Big Data. Surely you’ve heard or read something about it by now. Maybe you even have an opinion. Some people I know think it’s much ado about nothing. Nothing more than hype, which dictionary.com defines as “exaggerated publicity” at one end of the spectrum or “a swindle, deception, or trick” at the other. Others think it’s hyperbole, defined as “an extravagant statement or figure of speech not intended to be taken literally.”

Although I think there are certainly some claims made out there about Big Data that fall into these categories, I lean towards describing the current rising interest in the topic as hyperopia, a form of farsightedness that our data management industry is experiencing. In this sense, hyperopia refers to temporal rather than spatial distance. I think we can see something happening with Big Data now but it’s rather fuzzy still, whereas the future implications are more clear.

Put another way (if the vision analogy doesn’t work for you), Big Data is no longer in its infancy. But it’s not fully mature yet either. Toddler? Preteen? Teen? I’m not sure where it is in this cycle, except certainly not at the teen stage. Of course, we can expect each stage in this maturity cycle to have its ups and downs. It’s a normal part of the process of technological change. Let’s not expect too much where it’s not appropriate and give it full support where and when it’s ready.

As I mentioned in my New Year’s musings, I felt this was the year to start paying more attention to Big Data. Accordingly, I have begun working with some of the technologies in the Big Data ecosystem and started speaking about it. Of course, I’ve been reading as much as I can, too. As a regular conference speaker, I highly value the educational and networking opportunities unique to conference attendance, so was thrilled to have the opportunity to attend GigaOM’s Structure:Data 2013 in New York City this week.

The Structure:Data conference used a different format than I’ve ever seen at a conference. Each session lasted 15 minutes with the attendees primarily positioned in one spot for the day. The speakers were rotated on and off the stage throughout the day with an emcee making introductions to the next session. The session styles varied also, from moderated panel to a speaker at a podium with slides to a speaker center stage without slides. I recall only one demo and even that was pre recorded.

The frequency with which speakers and formats changed meant that I didn’t get too antsy sitting in one spot for an extended period. There were also longer 45-60 minute workshops that allowed us a) to get up and move to a different place for a while, and b) to get exposed to a topic in a bit more depth than the main stage topics. Overall, I liked the format for its ability to introduce me to a lot of ideas in a compressed timeframe. The irony did not escape me though….Big Data in small bites.

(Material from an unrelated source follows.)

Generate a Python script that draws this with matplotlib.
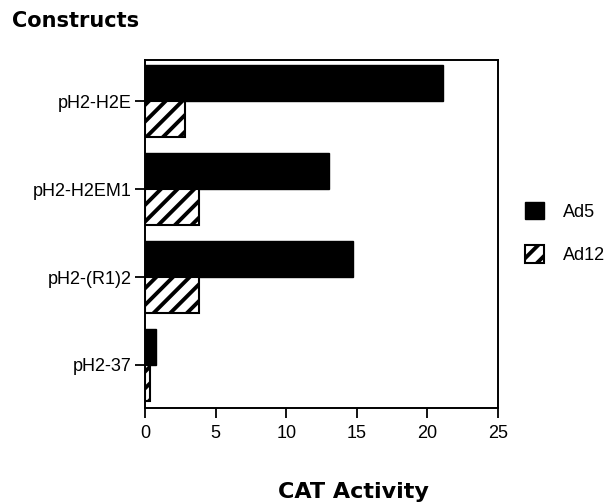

Hands down, my favorite session was The CIA’s “grand challenge” with big data delivered by Ira “Gus” Hunt, CTO for the Central Intelligence Agency. His talk (online here) was fascinating and even a bit scary. Did you know your smartphone can identify you by your gait? That’s just one of many tidbits Hunt shared. Others that struck me most in this session:

  • Big Data allows us to grow the haystack and magnify the needles.
  • information no longer flows from the few to the many, but from the many to the many, thereby generating more and more data. Sure, there’s a lot of noise there, but there’s also a signal to be discovered lying within.
  • Sensors in everything results in explosive growth in data volumes. It’s not just Big, but Really Big. Sensors monitor location, health and even identity (through gait, for example).
  • Through analysis of sensor data, the inanimate can become sentient. (Oh, dear…)
The title of the session mentioned challenges, so here are a few that Hunt explored:
  • We don’t know the future value of data.
  • We cannot connect the dots that we don’t have.
  • Traditional requirements analysis don’t work in the world of Big Data.

Of particular interest to me, and a theme I heard many times over at the conference, was Hunt’s contention that the power of Big Data can be achieved only when the end user can interact it. We cannot expect users to be data scientists, nor can we expect them to be dependent on data scientists either. Yet, he says, analytical tools for Big Data are hard to use. (I stopped at some vendor booths to see what they had to show, but in fairness to all need more time to digest their offerings before I can comment.) He cited Wikipedia’s definition of data science, and in particular the following quote, “There is probably no living person who is an expert in all of these disciplines – if so they would be extremely rare.”

So are our academic institutions going to miraculously churn out hordes of data scientists to place in every business? I don’t think so. I don’t have anything against data scientists in general, but I think the mission of accomplishing Big Things with Big Data is better served if their skills are used to develop the next generation(s) of software that empower the business user, rather than having them become yet another barrier between regular people and data just because the data gets “bigger.” Or is this just wishful thinking on my part?